Requirements: Omit every picture, and retype the lines that run from the beginning of the data below through the line containing "0.211, 0.560, 1.107]", inclusive.

Dataset content:
>> Begin
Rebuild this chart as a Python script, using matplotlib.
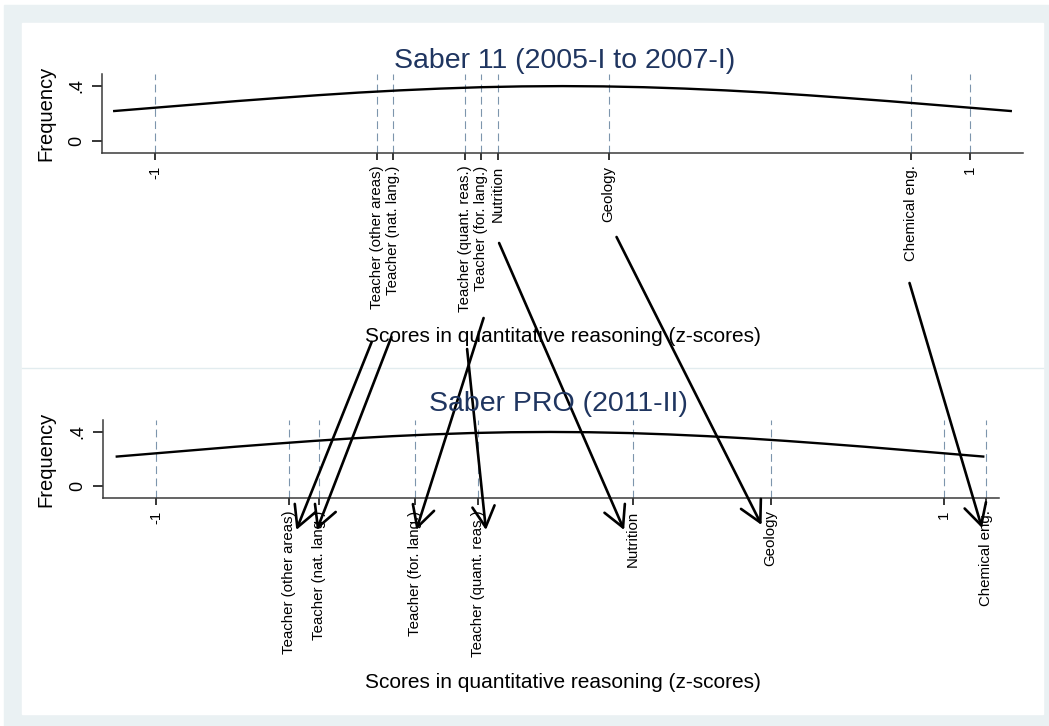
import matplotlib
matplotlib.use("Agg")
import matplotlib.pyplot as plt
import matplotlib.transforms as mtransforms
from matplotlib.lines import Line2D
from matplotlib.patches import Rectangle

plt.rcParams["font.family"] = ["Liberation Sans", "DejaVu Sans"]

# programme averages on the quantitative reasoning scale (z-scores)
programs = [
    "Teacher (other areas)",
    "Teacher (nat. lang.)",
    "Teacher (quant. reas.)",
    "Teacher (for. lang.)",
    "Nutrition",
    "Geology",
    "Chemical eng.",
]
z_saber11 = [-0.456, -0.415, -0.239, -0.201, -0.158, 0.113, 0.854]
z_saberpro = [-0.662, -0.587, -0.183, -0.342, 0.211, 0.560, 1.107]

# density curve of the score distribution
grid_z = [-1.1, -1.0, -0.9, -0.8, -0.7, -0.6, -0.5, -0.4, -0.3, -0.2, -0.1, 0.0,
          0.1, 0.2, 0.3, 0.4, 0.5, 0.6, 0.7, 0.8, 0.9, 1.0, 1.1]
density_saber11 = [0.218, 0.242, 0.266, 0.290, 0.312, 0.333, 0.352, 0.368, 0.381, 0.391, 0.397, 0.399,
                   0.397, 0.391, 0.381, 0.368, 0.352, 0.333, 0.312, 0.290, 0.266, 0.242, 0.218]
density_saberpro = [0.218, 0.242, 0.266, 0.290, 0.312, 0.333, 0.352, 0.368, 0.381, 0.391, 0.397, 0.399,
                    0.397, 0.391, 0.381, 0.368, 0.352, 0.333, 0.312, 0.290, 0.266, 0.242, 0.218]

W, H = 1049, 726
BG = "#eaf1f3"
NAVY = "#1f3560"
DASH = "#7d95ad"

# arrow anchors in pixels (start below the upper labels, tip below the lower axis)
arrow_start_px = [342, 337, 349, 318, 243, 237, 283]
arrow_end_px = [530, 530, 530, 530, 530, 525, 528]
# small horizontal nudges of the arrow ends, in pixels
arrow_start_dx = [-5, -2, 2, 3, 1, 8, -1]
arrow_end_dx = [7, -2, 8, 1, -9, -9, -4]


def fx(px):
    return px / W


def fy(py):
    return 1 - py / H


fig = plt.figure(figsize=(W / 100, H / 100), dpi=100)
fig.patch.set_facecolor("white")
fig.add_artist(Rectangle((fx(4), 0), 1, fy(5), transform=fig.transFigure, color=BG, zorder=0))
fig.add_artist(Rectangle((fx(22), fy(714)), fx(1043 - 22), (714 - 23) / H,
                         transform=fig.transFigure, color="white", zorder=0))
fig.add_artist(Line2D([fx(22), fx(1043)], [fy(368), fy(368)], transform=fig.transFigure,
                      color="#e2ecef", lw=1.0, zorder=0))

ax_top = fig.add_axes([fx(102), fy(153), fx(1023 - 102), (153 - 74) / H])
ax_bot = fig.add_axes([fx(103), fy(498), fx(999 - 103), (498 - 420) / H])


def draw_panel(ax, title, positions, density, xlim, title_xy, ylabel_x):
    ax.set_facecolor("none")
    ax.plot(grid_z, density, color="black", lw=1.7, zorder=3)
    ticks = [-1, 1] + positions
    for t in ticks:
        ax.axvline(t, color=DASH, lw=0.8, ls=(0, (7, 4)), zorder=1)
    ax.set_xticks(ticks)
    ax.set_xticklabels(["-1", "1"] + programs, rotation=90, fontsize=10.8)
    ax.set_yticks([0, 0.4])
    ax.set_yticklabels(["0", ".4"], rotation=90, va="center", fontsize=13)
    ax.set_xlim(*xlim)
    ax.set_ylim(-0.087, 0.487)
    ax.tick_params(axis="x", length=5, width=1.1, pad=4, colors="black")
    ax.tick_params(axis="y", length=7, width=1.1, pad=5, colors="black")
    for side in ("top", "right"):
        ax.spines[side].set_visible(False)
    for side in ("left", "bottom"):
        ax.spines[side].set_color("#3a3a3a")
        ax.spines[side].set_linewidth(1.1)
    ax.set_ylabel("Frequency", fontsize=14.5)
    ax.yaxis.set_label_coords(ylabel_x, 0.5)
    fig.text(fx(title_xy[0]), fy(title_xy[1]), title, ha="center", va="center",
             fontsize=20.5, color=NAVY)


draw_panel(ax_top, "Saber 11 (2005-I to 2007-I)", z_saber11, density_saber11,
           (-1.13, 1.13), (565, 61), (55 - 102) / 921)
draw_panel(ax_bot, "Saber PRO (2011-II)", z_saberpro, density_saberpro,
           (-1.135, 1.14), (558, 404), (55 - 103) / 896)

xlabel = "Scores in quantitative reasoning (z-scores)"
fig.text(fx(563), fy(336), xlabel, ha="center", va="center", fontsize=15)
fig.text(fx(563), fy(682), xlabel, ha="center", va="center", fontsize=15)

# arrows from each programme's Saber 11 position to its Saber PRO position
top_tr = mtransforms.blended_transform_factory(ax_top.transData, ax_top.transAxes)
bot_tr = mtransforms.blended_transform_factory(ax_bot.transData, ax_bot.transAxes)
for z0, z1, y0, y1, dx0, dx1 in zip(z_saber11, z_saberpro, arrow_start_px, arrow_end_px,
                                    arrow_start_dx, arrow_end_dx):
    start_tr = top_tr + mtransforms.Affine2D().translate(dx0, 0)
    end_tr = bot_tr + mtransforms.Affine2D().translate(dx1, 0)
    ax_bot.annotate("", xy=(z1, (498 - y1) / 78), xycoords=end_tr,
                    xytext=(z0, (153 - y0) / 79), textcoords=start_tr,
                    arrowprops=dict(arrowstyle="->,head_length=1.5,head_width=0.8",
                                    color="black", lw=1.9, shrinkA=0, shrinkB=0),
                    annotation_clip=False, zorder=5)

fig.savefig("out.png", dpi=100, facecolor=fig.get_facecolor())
>> End
Finished answer:
Rebuild this chart as a Python script, using matplotlib.
import matplotlib
matplotlib.use("Agg")
import matplotlib.pyplot as plt
import matplotlib.transforms as mtransforms
from matplotlib.lines import Line2D
from matplotlib.patches import Rectangle

plt.rcParams["font.family"] = ["Liberation Sans", "DejaVu Sans"]

# programme averages on the quantitative reasoning scale (z-scores)
programs = [
    "Teacher (other areas)",
    "Teacher (nat. lang.)",
    "Teacher (quant. reas.)",
    "Teacher (for. lang.)",
    "Nutrition",
    "Geology",
    "Chemical eng.",
]
z_saber11 = [-0.456, -0.415, -0.239, -0.201, -0.158, 0.113, 0.854]
z_saberpro = [-0.662, -0.587, -0.183, -0.342, 0.211, 0.560, 1.107]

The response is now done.